‘Coin’ing miracles at IIT Indore

ORM.

Sounds like a fluid replacement therapy or an operating
system developed by a techie doesn’t it? It’s not. It is a social welfare
initiative started by IIT Indore’s social welfare club, Avana. ‘One Rupee
Miracle’ (ORM) is an initiative where students of IITI donate one rupee a day, whose
collection is later used by Avana to fund activities like clothes donation,
food distribution, blanket donation etc. for the needy of Indore city.

The ORM initiative was started by a group of 2nd
year Computer Science students in 2012. Alok Kumar came up with the idea to
collect one rupee every day and his friends, Sri Yogesh Dorbala, Chetan Rawat
and Kaushik Barodiya helped him accomplish this dream. Yogesh said, “Previously,
we used to go to schools and orphanages with books
and chocolates, for which we paid from our own pockets, but after some time, we
couldn’t manage enough. The need to have a continuous source of funding gave
birth to ORM. The best thing about this initiative is that one rupee a day is
not a burden for an individual, but when put together, it becomes a substantial
amount.”

Yogesh, who
graduated in 2015, further mentions, “I remember watching movies at
orphanages, singing at old age homes, reading to school kids, setting up a
library at 2 government schools, cooking for the poor.
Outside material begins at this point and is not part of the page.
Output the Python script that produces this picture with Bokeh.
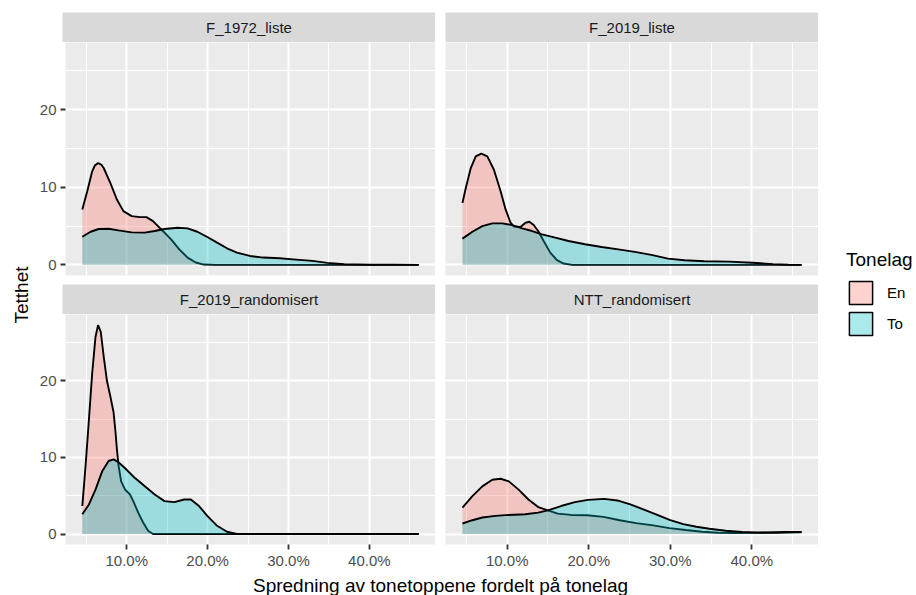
from math import pi
from bokeh.plotting import figure
from bokeh.models import (Range1d, FixedTicker, NumeralTickFormatter, Label, Legend,
                          LegendItem, ColumnDataSource, LinearAxis, Grid)
from bokeh.layouts import row, column
from bokeh.embed import file_html
from bokeh.resources import INLINE

FONT = "Liberation Sans"

# ---------------- data ----------------
facets = ["F_1972_liste", "F_2019_liste", "F_2019_randomisert", "NTT_randomisert"]
groups = ["En", "To"]
group_colors = ["#F8766D", "#00BFC4"]

x_ticks = [0.1, 0.2, 0.3, 0.4]
x_minor = [0.05, 0.15, 0.25, 0.35, 0.45]
y_ticks = [0, 10, 20]
y_minor = [5, 15, 25]

f1972_en_x = [0.0451, 0.0512, 0.0573, 0.0606, 0.0646, 0.0687, 0.0715, 0.0797, 0.0878, 0.0959, 0.1061,
              0.1163, 0.1244, 0.1325, 0.1386, 0.1447, 0.1549, 0.1650, 0.1752, 0.1854, 0.1955, 0.21,
              0.25, 0.30, 0.35, 0.40, 0.461]
f1972_en_y = [7.14, 9.49, 12.05, 12.8, 13.12, 12.9, 12.48, 10.56, 8.42, 6.92, 6.28,
              6.15, 6.15, 5.64, 5.0, 4.36, 3.29, 2.0, 0.94, 0.30, 0.04, 0.0,
              0.0, 0.0, 0.0, 0.0, 0.0]
f1972_to_x = [0.0451, 0.0553, 0.0654, 0.0776, 0.0898, 0.1061, 0.1224, 0.1346, 0.1467, 0.163, 0.1752,
              0.1874, 0.1996, 0.2118, 0.224, 0.2362, 0.2524, 0.2687, 0.289, 0.3093, 0.3297, 0.348,
              0.369, 0.40, 0.43, 0.461]
f1972_to_y = [3.63, 4.27, 4.62, 4.66, 4.44, 4.19, 4.15, 4.36, 4.62, 4.79, 4.70,
              4.27, 3.59, 2.86, 2.14, 1.58, 1.15, 0.94, 0.85, 0.68, 0.51, 0.25,
              0.08, 0.02, 0.01, 0.0]

f2019l_en_x = [0.0451, 0.0492, 0.0553, 0.0614, 0.0683, 0.0756, 0.0837, 0.0919, 0.098, 0.1041, 0.1081,
               0.1163, 0.1224, 0.1272, 0.1325, 0.1386, 0.1447, 0.1528, 0.161, 0.1691, 0.18, 0.22,
               0.30, 0.40, 0.461]
f2019l_en_y = [7.99, 9.91, 12.48, 13.97, 14.32, 13.97, 12.26, 9.49, 7.14, 5.43, 4.95,
               4.87, 5.43, 5.56, 5.13, 4.27, 3.08, 1.58, 0.6, 0.17, 0.0, 0.0,
               0.0, 0.0, 0.0]
f2019l_to_x = [0.0451, 0.0573, 0.0695, 0.0817, 0.0939, 0.1061, 0.1183, 0.1305, 0.1427, 0.1589, 0.1752,
               0.1955, 0.2158, 0.2362, 0.2565, 0.2768, 0.2972, 0.3175, 0.3419, 0.372, 0.401, 0.426,
               0.445, 0.461]
f2019l_to_y = [3.38, 4.27, 5.0, 5.34, 5.34, 5.13, 4.7, 4.36, 3.93, 3.5, 3.08,
               2.65, 2.31, 2.0, 1.67, 1.28, 0.8, 0.6, 0.47, 0.42, 0.28, 0.1,
               0.02, 0.0]

f2019r_en_x = [0.0451, 0.0492, 0.0533, 0.0573, 0.0614, 0.0646, 0.0679, 0.0715, 0.0756, 0.0797, 0.0837,
               0.0858, 0.0878, 0.0898, 0.0931, 0.098, 0.1041, 0.1081, 0.1142, 0.1203, 0.1264, 0.1325,
               0.14, 0.25, 0.35, 0.461]
f2019r_en_y = [3.65, 9.0, 15.0, 21.0, 25.75, 27.25, 26.4, 23.2, 19.96, 18.0, 15.9,
               13.7, 11.16, 9.0, 6.87, 5.79, 5.15, 4.29, 2.79, 1.5, 0.43, 0.0,
               0.0, 0.0, 0.0, 0.0]
f2019r_to_x = [0.0451, 0.0533, 0.0614, 0.0695, 0.0776, 0.0837, 0.0898, 0.098, 0.1102, 0.1224, 0.1346,
               0.1467, 0.1589, 0.1711, 0.1793, 0.1894, 0.1996, 0.2118, 0.224, 0.2362, 0.30, 0.40,
               0.461]
f2019r_to_y = [2.58, 3.86, 5.79, 8.15, 9.53, 9.74, 9.36, 8.58, 7.3, 6.22, 5.15,
               4.29, 4.16, 4.5, 4.5, 3.65, 2.36, 1.07, 0.3, 0.0, 0.0, 0.0,
               0.0]

ntt_en_x = [0.0451, 0.0573, 0.0695, 0.0817, 0.0919, 0.102, 0.114, 0.126, 0.138, 0.150, 0.162,
            0.178, 0.198, 0.218, 0.238, 0.258, 0.279, 0.299, 0.319, 0.339, 0.359, 0.379,
            0.400, 0.420, 0.440, 0.461]
ntt_en_y = [3.43, 4.94, 6.22, 7.08, 7.21, 6.87, 5.79, 4.5, 3.52, 3.09, 2.66,
            2.49, 2.45, 2.23, 1.8, 1.42, 1.12, 0.77, 0.52, 0.3, 0.17, 0.13,
            0.17, 0.21, 0.26, 0.28]
ntt_to_x = [0.0451, 0.0573, 0.0695, 0.0856, 0.102, 0.122, 0.138, 0.150, 0.166, 0.183, 0.199,
            0.219, 0.235, 0.251, 0.267, 0.284, 0.300, 0.316, 0.332, 0.348, 0.368, 0.388,
            0.408, 0.428, 0.448, 0.461]
ntt_to_y = [1.37, 1.8, 2.15, 2.36, 2.49, 2.58, 2.79, 3.09, 3.65, 4.16, 4.46,
            4.59, 4.38, 3.86, 3.22, 2.49, 1.8, 1.29, 0.94, 0.69, 0.43, 0.26,
            0.17, 0.17, 0.21, 0.26]

series = {
    "F_1972_liste": [(f1972_en_x, f1972_en_y), (f1972_to_x, f1972_to_y)],
    "F_2019_liste": [(f2019l_en_x, f2019l_en_y), (f2019l_to_x, f2019l_to_y)],
    "F_2019_randomisert": [(f2019r_en_x, f2019r_en_y), (f2019r_to_x, f2019r_to_y)],
    "NTT_randomisert": [(ntt_en_x, ntt_en_y), (ntt_to_x, ntt_to_y)],
}

X_RANGE = (0.0243, 0.4818)
Y_RANGE = (-1.37, 28.65)

PANEL_BG = "#EBEBEB"
STRIP_BG = "#D9D9D9"
FILL_ALPHA = 0.33


def blank(w, h, left=0, right=0, top=0, bottom=0, bg="white"):
    p = figure(width=w, height=h, x_range=Range1d(0, 1), y_range=Range1d(0, 1),
               output_backend="svg", toolbar_location=None,
               x_axis_location=None, y_axis_location=None,
               min_border_left=left, min_border_right=right,
               min_border_top=top, min_border_bottom=bottom)
    p.grid.visible = False
    p.outline_line_color = None
    p.background_fill_color = bg
    p.border_fill_color = "white"
    return p


def strip(title, w, left, h, top):
    p = blank(w, h, left=left, top=top, bg=STRIP_BG)
    p.add_layout(Label(x=0.5, y=0.5, text=title, text_align="center", text_baseline="middle",
                       text_font=FONT, text_font_size="15px", text_color="#1A1A1A"))
    return p


def panel(name, w, left, h, bottom, show_x, show_y):
    p = figure(width=w, height=h, x_range=Range1d(*X_RANGE), y_range=Range1d(*Y_RANGE),
               output_backend="svg", toolbar_location=None,
               x_axis_location=None, y_axis_location=None,
               min_border_left=left, min_border_right=0, min_border_top=0,
               min_border_bottom=bottom)
    p.grid.visible = False
    p.outline_line_color = None
    p.background_fill_color = PANEL_BG
    p.border_fill_color = "white"

    xt = FixedTicker(ticks=x_ticks, minor_ticks=x_minor)
    yt = FixedTicker(ticks=y_ticks, minor_ticks=y_minor)
    for dim, t in ((0, xt), (1, yt)):
        g = Grid(dimension=dim, ticker=t, grid_line_color="white", grid_line_width=2,
                 minor_grid_line_color="white", minor_grid_line_width=1)
        p.add_layout(g, "center")

    axis_style = dict(axis_line_color=None, major_tick_line_color="#333333",
                      major_tick_line_width=1.8, major_tick_out=5, major_tick_in=0,
                      minor_tick_line_color=None, major_label_text_font=FONT,
                      major_label_text_font_size="15px", major_label_text_color="#4D4D4D")
    if show_x:
        ax = LinearAxis(ticker=xt, formatter=NumeralTickFormatter(format="0.0%"),
                        major_label_standoff=2, **axis_style)
        p.add_layout(ax, "below")
    if show_y:
        ay = LinearAxis(ticker=yt, major_label_standoff=4, **axis_style)
        p.add_layout(ay, "left")

    for (xs, ys), col in zip(series[name], group_colors):
        src = ColumnDataSource(dict(x=xs, y=ys))
        p.varea(x="x", y1=0, y2="y", source=src, fill_color=col, fill_alpha=FILL_ALPHA)
        p.line(x="x", y="y", source=src, line_color="black", line_width=1.9)
    return p


# left column: 399 wide (26 border + 373 frame); right column: 383 wide (10 gap + 373 frame)
s_tl = strip(facets[0], 399, 26, 42, 12)
s_tr = strip(facets[1], 383, 10, 42, 12)
p_tl = panel(facets[0], 399, 26, 242, 9, False, True)
p_tr = panel(facets[1], 383, 10, 242, 9, False, False)
s_bl = strip(facets[2], 399, 26, 30, 0)
s_br = strip(facets[3], 383, 10, 30, 0)
p_bl = panel(facets[2], 399, 26, 257, 24, True, True)
p_br = panel(facets[3], 383, 10, 257, 24, True, False)

xtitle = blank(782, 24, left=26)
xtitle.add_layout(Label(x=0.5, y=0, text="Spredning av tonetoppene fordelt på tonelag",
                        text_align="center", text_baseline="bottom", text_font=FONT,
                        text_font_size="19px", text_color="black"))

ytitle = blank(36, 595, left=6, top=42, bottom=48)
ytitle.add_layout(Label(x=0.5, y=0.5, text="Tetthet", angle=pi / 2, text_align="center",
                        text_baseline="middle", text_font=FONT, text_font_size="19px",
                        text_color="black"))

leg_fig = blank(98, 595, top=42, bottom=48)
leg_items = []
for g, col in zip(groups, group_colors):
    # legend-only proxy glyph: one row with undefined (NaN) position, so nothing is drawn in the frame
    proxy = ColumnDataSource(dict(tonelag=[g], left=[float("nan")], right=[float("nan")],
                                  top=[float("nan")], bottom=[float("nan")]))
    r = leg_fig.quad(left="left", right="right", top="top", bottom="bottom", source=proxy,
                     fill_color=col, fill_alpha=FILL_ALPHA, line_color="black", line_width=1.5)
    leg_items.append(LegendItem(label=g, renderers=[r]))
legend = Legend(items=leg_items, title="Tonelag", location=(28, 209),
                title_text_font=FONT, title_text_font_size="19px", title_text_font_style="normal",
                title_text_color="black", title_standoff=7,
                label_text_font=FONT, label_text_font_size="15px", label_text_color="black",
                glyph_width=29, glyph_height=29, label_height=29, label_standoff=12, spacing=2,
                padding=0, margin=0, border_line_color=None, background_fill_alpha=0)
leg_fig.add_layout(legend)

grid_col = column(row(s_tl, s_tr), row(p_tl, p_tr), row(s_bl, s_br), row(p_bl, p_br), xtitle)
layout = row(ytitle, grid_col, leg_fig)

open("out.html", "w").write(file_html(layout, INLINE))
The joy and happiness we
received in return was overwhelming.”                                                   

Volunteers of Avana collect 30 rupees at the end
of every month from students residing in IITI’s residential campus. A student
volunteer from every flat of 13 is responsible for the collection. The
volunteers then submit the gathered amount to the treasurer of Avana. The
contribution done by the institute ranges between Rs. 15,000 – 16,000 per month.
“It is startling to note that even one rupee a day can bring a substantial change.
Earlier we used to struggle with funds, but now we give gifts, educational
utilities, and basic amenities to the needy. We receive pure blessings in
return which is enough for me to be a lifelong supporter of Avana,” said a
member.

Another member of Avana said, “Some students complain
that our activities are not visible. We don’t publicise because we want to use
those funds for a cause better than advertising. However, we regularly update
students about our activities over email, as they are the donors whose funds we
are using.”

An Avana volunteer said, “We are active for
about 5-6 months of the year. We don’t collect funds during exams and holidays.
We are unable to devote enough time because of prior study commitments, but we
try to do the best with whatever time we have.”

He gives an example of a recent activity. “We
recently organised a traffic awareness drive for the people of Indore. We
coordinated with the Indore Traffic Police for the campaign.”